The first issue is not promising at all. One article is entitled "The argument from reason and incompleteness theorems" by Ryan Thomas. The author writes about Gödel's theorems, but it's clear he doesn't understand them. Too bad Thomas did not read Torkel Franzén's book, Gödel's Theorem: An Incomplete Guide to Its Use and Abuse; he might have saved himself some embarrassment.
Thomas thinks that Gödel proved that "within a consistent and complete set of axioms there will be at least one statement that is improvable within the system" and "a consistent and complete set of axioms cannot demonstrate its own consistency". Leaving aside the strange use of "improvable" instead of "unprovable", and leaving aside that one does not usually talk about being "within" a set of axioms, Thomas misses the point. The important thing is not that a logical theory has statements that are unprovable -- after all, we'd be unhappy if false statements had proofs in our theory. The interesting facet is the existence of true statements that have no proofs in the theory. Furthermore, Thomas doesn't seem to know that Gödel's theorem does not apply to all axiom systems, but only ones that are sufficiently powerful. There do indeed exist logical theories that can prove their own consistency.

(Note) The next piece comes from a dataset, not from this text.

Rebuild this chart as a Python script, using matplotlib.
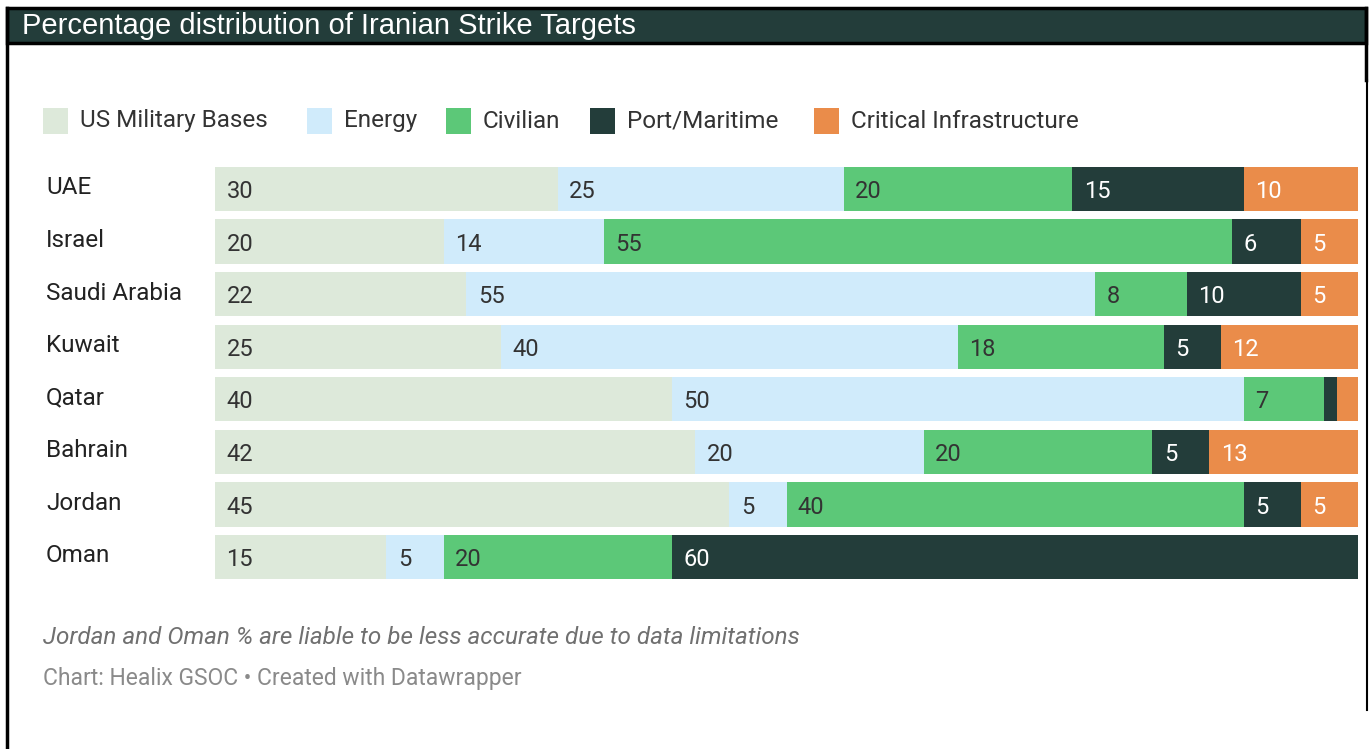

Thomas thinks that Gödel's theorem has some profound consequences for understanding the human brain -- but this is a common misconception. Gödel's theorem is about logical deductions from axioms; but this is only one small and relatively unimportant facet of human reasoning. Most of our reasoning - even down to the level of assigning meanings to words and connecting those words to the physical world - seems probabilistic in nature. We use probabilistic reasoning all the time without being excessively worried about proving its "completeness" or "consistency"; why should logical deduction be any different?
Judging from Thomas's contribution, this journal has an inauspicious debut.